What Refresher Courses Cover
Refresher courses are designed to address areas where knowledge is likely to fade, where new external information has emerged, or where a lapse in practice carries high risk. The content is highly focused and structured around specific employee needs.
Safety Protocols and Emergency Procedures
Training in this area focuses on high-risk, low-frequency events where an immediate and correct response is necessary to prevent injury or property damage. This includes the proper use of specialized safety equipment, adherence to lockout/tagout procedures, and rehearsing facility evacuation routes. The intent is to ensure that time-sensitive actions are performed correctly under duress.
Regulatory Changes and Policy Updates
This content addresses newly introduced information that directly impacts daily work and compliance standing. It covers recent amendments to industry regulations, updates to internal policies, and changes in reporting requirements.
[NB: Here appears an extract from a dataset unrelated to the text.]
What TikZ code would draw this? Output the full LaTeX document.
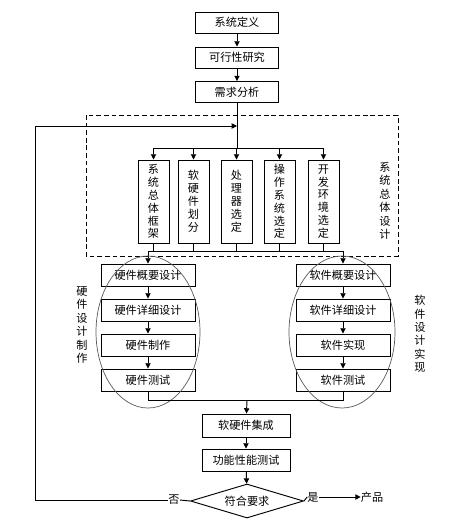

The focus is on translating abstract regulatory text into concrete, actionable steps for the employee’s specific role.
Essential Job Skills and Software Proficiency
Refresher training maintains the core competencies required for the role, particularly those used intermittently or subject to technological change. This includes reinforcing complex technical skills, maintaining proficiency with specialized machinery, and providing updates on changes to enterprise software interfaces. The goal is to keep the workforce operating at peak technical efficiency.
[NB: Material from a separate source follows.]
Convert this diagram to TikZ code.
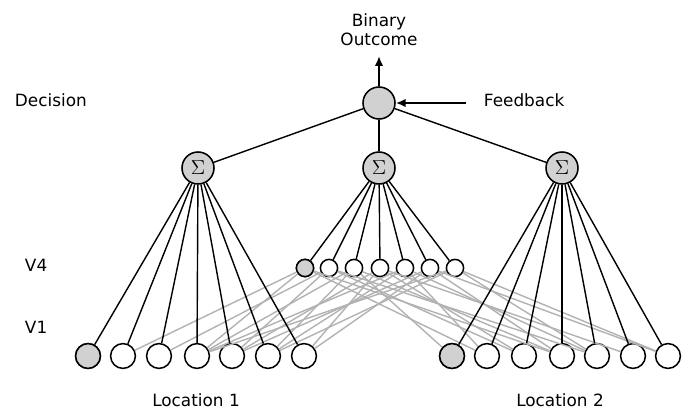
\documentclass[tikz,border=0pt]{standalone}
\usepackage{fontspec}
\setmainfont{DejaVu Sans}
\usetikzlibrary{arrows.meta}

\tikzset{
	unit/.style={circle, draw, line width=1.1pt, inner sep=0pt, fill=white},
	sumunit/.style={unit, minimum size=0.8cm, fill=black!18},
	vfour/.style={unit, minimum size=0.43cm},
	vone/.style={unit, minimum size=0.62cm},
	wire/.style={line width=1pt},
	lateral/.style={line width=1pt, black!30},
	label/.style={font=\fontsize{12}{14.5}\selectfont}
}

\begin{document}
\begin{tikzpicture}[x=0.025cm, y=-0.025cm]
	\useasboundingbox (0,0) rectangle (689,415);

	% top of the network
	\node [sumunit] (dec) at (379,103) {};
	\node [sumunit] (sa) at (198,168) {\Large$\Sigma$};
	\node [sumunit] (sb) at (379,168) {\Large$\Sigma$};
	\node [sumunit] (sc) at (562,168) {\Large$\Sigma$};

	% V4 and V1 units
	\foreach \x [count=\i] in {305,329,354,380,405,430,455}
		\node [vfour] (v4-\i) at (\x,268) {};
	\foreach \x [count=\i] in {88,123,159,197,232,268,304}
		\node [vone] (la-\i) at (\x,356) {};
	\foreach \x [count=\i] in {452,487,524,562,597,633,668}
		\node [vone] (lb-\i) at (\x,356) {};
	\node [vfour, fill=black!18] at (v4-1) {};
	\node [vone, fill=black!18] at (la-1) {};
	\node [vone, fill=black!18] at (lb-1) {};

	% grey connections V1 -> V4
	\foreach \a/\b in {1/2,1/4,2/3,2/5,3/4,3/6,4/5,4/7,5/4,5/6,6/5,6/7,7/6,7/4}
		\draw [lateral] (v4-\a) -- (la-\b);
	\foreach \a/\b in {1/2,1/4,2/3,2/5,3/1,3/4,4/3,4/6,5/2,5/5,6/4,6/7,7/7,7/5}
		\draw [lateral] (v4-\a) -- (lb-\b);

	% black connections
	\foreach \s in {sa,sb,sc}
		\draw [wire] (dec) -- (\s);
	\foreach \i in {1,...,7} {
		\draw [wire] (sa) -- (la-\i);
		\draw [wire] (sb) -- (v4-\i);
		\draw [wire] (sc) -- (lb-\i);
	}

	% outcome and feedback
	\coordinate (top) at (379,56);
	\coordinate (fbs) at (466,103);
	\draw [arrows={-Latex[length=7pt, width=6pt]}, line width=1.7pt] (dec) -- (top);
	\draw [arrows={-Latex[length=7pt, width=6pt]}, line width=1.7pt] (fbs) -- (dec);
	\node [label, align=center] (out) at (379,30) {Binary\\[-1pt]Outcome};
	\node [label, anchor=west] (fb) at (479,100) {Feedback};

	\node [label, anchor=west] (decl) at (10,100) {Decision};
	\node [label, anchor=west] (v4l) at (20,265) {V4};
	\node [label, anchor=west] (v1l) at (20,327) {V1};
	\node [label] (loca) at (196,400) {Location 1};
	\node [label] (locb) at (560,400) {Location 2};
\end{tikzpicture}
\end{document}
Workplace Conduct and Ethics
Training in this category reinforces standards of professional behavior and organizational culture. It covers topics such as anti-harassment policies, diversity and inclusion guidelines, and ethical decision-making frameworks. This content is refreshed periodically to ensure a respectful and compliant work environment.
Effective Training Formats and Delivery
Modern instructional design leverages cognitive science to deliver refresher content more effectively than traditional methods, which often involved lengthy, annual classroom sessions. Current approaches prioritize concise, targeted delivery that minimizes time away from the job. Microlearning, which involves breaking content into small, bite-sized modules, is effective because it reduces cognitive overload and is easily consumable during short breaks. This is often paired with spaced repetition, a technique that strategically schedules reviews of material at increasing intervals to combat the forgetting curve. Content delivery through accessible e-learning modules or gamified quizzes allows for flexible, just-in-time learning integrated directly into the daily workflow, with optimal frequency varying based on the subject matter.
How Refresher Training Differs from Other Learning
Refresher training occupies a distinct space within the broader Learning and Development landscape by serving a specific maintenance function. Unlike initial training or onboarding, which introduces an entirely new body of knowledge, the refresher assumes the learner already possesses the foundational information. The purpose is to reinforce, reactivate, and update that existing knowledge base. It is separate from upskilling, which involves teaching new, higher-level skills for a current role, and is fundamentally different from reskilling, which prepares an employee for an entirely new job function. Refresher training focuses on maintaining the current level of competency required for sustained job performance.